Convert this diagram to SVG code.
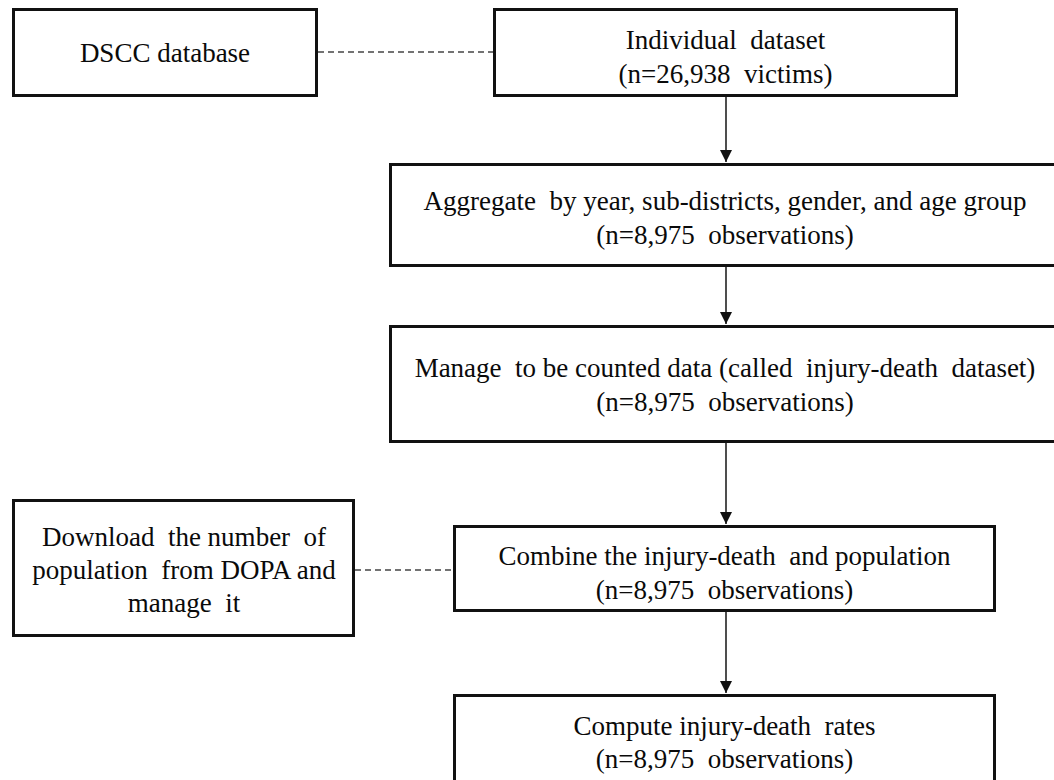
<svg xmlns="http://www.w3.org/2000/svg" width="1054" height="780" viewBox="0 0 1054 780">
  <defs>
    <style>
      .box { fill: #ffffff; stroke: #111111; stroke-width: 3; }
      .lbl { font-family: "Liberation Serif", "Times New Roman", serif; font-size: 27px; fill: #0a0a0a; text-anchor: middle; white-space: pre; }
      .arrow { fill: none; stroke: #222222; stroke-width: 1.6; marker-end: url(#ah); }
      .dash { fill: none; stroke: #444444; stroke-width: 1.5; stroke-dasharray: 6 4; }
    </style>
    <marker id="ah" markerUnits="userSpaceOnUse" markerWidth="12" markerHeight="12" viewBox="0 0 12 12" refX="12" refY="6" orient="auto">
      <path d="M0,0 L12,6 L0,12 Z" fill="#111111"/>
    </marker>
  </defs>
  <rect width="1054" height="780" fill="#ffffff"/>

  <g id="connectors">
    <line class="dash" x1="318" y1="52" x2="493" y2="52"/>
    <line class="dash" x1="355" y1="570" x2="453" y2="570"/>
    <line class="arrow" x1="726" y1="97" x2="726" y2="162"/>
    <line class="arrow" x1="726" y1="267" x2="726" y2="324"/>
    <line class="arrow" x1="726" y1="443" x2="726" y2="524"/>
    <line class="arrow" x1="726" y1="612" x2="726" y2="693"/>
  </g>

  <g id="dscc">
    <rect class="box" x="13.5" y="9.5" width="303" height="86"/>
    <text class="lbl" x="165" y="62">DSCC database</text>
  </g>

  <g id="individual">
    <rect class="box" x="494.5" y="9.5" width="462" height="86"/>
    <text class="lbl" x="725.5" y="49">Individual  dataset</text>
    <text class="lbl" x="725.5" y="83">(n=26,938  victims)</text>
  </g>

  <g id="aggregate">
    <rect class="box" x="390.5" y="164.5" width="665" height="101"/>
    <text class="lbl" x="725" y="210">Aggregate  by year, sub-districts, gender, and age group</text>
    <text class="lbl" x="725" y="244">(n=8,975  observations)</text>
  </g>

  <g id="manage">
    <rect class="box" x="390.5" y="326.5" width="665" height="115"/>
    <text class="lbl" x="725" y="377">Manage  to be counted data (called  injury-death  dataset)</text>
    <text class="lbl" x="725" y="411">(n=8,975  observations)</text>
  </g>

  <g id="download">
    <rect class="box" x="13.5" y="500.5" width="340" height="135"/>
    <text class="lbl" x="184" y="546">Download  the number  of</text>
    <text class="lbl" x="184" y="579">population  from DOPA and</text>
    <text class="lbl" x="184" y="612">manage  it</text>
  </g>

  <g id="combine">
    <rect class="box" x="454.5" y="526.5" width="540" height="84"/>
    <text class="lbl" x="724.5" y="565">Combine the injury-death  and population</text>
    <text class="lbl" x="724.5" y="599">(n=8,975  observations)</text>
  </g>

  <g id="compute">
    <rect class="box" x="454.5" y="695.5" width="540" height="100"/>
    <text class="lbl" x="724.5" y="735">Compute injury-death  rates</text>
    <text class="lbl" x="724.5" y="768">(n=8,975  observations)</text>
  </g>
</svg>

+++++

→ SET EXERCISE: Ignore the images and quote every line of the listing exactly.

→ OUTPUT OF THE TASK:
Convert this diagram to SVG code.
<svg xmlns="http://www.w3.org/2000/svg" width="1054" height="780" viewBox="0 0 1054 780">
  <defs>
    <style>
      .box { fill: #ffffff; stroke: #111111; stroke-width: 3; }
      .lbl { font-family: "Liberation Serif", "Times New Roman", serif; font-size: 27px; fill: #0a0a0a; text-anchor: middle; white-space: pre; }
      .arrow { fill: none; stroke: #222222; stroke-width: 1.6; marker-end: url(#ah); }
      .dash { fill: none; stroke: #444444; stroke-width: 1.5; stroke-dasharray: 6 4; }
    </style>
    <marker id="ah" markerUnits="userSpaceOnUse" markerWidth="12" markerHeight="12" viewBox="0 0 12 12" refX="12" refY="6" orient="auto">
      <path d="M0,0 L12,6 L0,12 Z" fill="#111111"/>
    </marker>
  </defs>
  <rect width="1054" height="780" fill="#ffffff"/>

  <g id="connectors">
    <line class="dash" x1="318" y1="52" x2="493" y2="52"/>
    <line class="dash" x1="355" y1="570" x2="453" y2="570"/>
    <line class="arrow" x1="726" y1="97" x2="726" y2="162"/>
    <line class="arrow" x1="726" y1="267" x2="726" y2="324"/>
    <line class="arrow" x1="726" y1="443" x2="726" y2="524"/>
    <line class="arrow" x1="726" y1="612" x2="726" y2="693"/>
  </g>

  <g id="dscc">
    <rect class="box" x="13.5" y="9.5" width="303" height="86"/>
    <text class="lbl" x="165" y="62">DSCC database</text>
  </g>

  <g id="individual">
    <rect class="box" x="494.5" y="9.5" width="462" height="86"/>
    <text class="lbl" x="725.5" y="49">Individual  dataset</text>
    <text class="lbl" x="725.5" y="83">(n=26,938  victims)</text>
  </g>

  <g id="aggregate">
    <rect class="box" x="390.5" y="164.5" width="665" height="101"/>
    <text class="lbl" x="725" y="210">Aggregate  by year, sub-districts, gender, and age group</text>
    <text class="lbl" x="725" y="244">(n=8,975  observations)</text>
  </g>

  <g id="manage">
    <rect class="box" x="390.5" y="326.5" width="665" height="115"/>
    <text class="lbl" x="725" y="377">Manage  to be counted data (called  injury-death  dataset)</text>
    <text class="lbl" x="725" y="411">(n=8,975  observations)</text>
  </g>

  <g id="download">
    <rect class="box" x="13.5" y="500.5" width="340" height="135"/>
    <text class="lbl" x="184" y="546">Download  the number  of</text>
    <text class="lbl" x="184" y="579">population  from DOPA and</text>
    <text class="lbl" x="184" y="612">manage  it</text>
  </g>

  <g id="combine">
    <rect class="box" x="454.5" y="526.5" width="540" height="84"/>
    <text class="lbl" x="724.5" y="565">Combine the injury-death  and population</text>
    <text class="lbl" x="724.5" y="599">(n=8,975  observations)</text>
  </g>

  <g id="compute">
    <rect class="box" x="454.5" y="695.5" width="540" height="100"/>
    <text class="lbl" x="724.5" y="735">Compute injury-death  rates</text>
    <text class="lbl" x="724.5" y="768">(n=8,975  observations)</text>
  </g>
</svg>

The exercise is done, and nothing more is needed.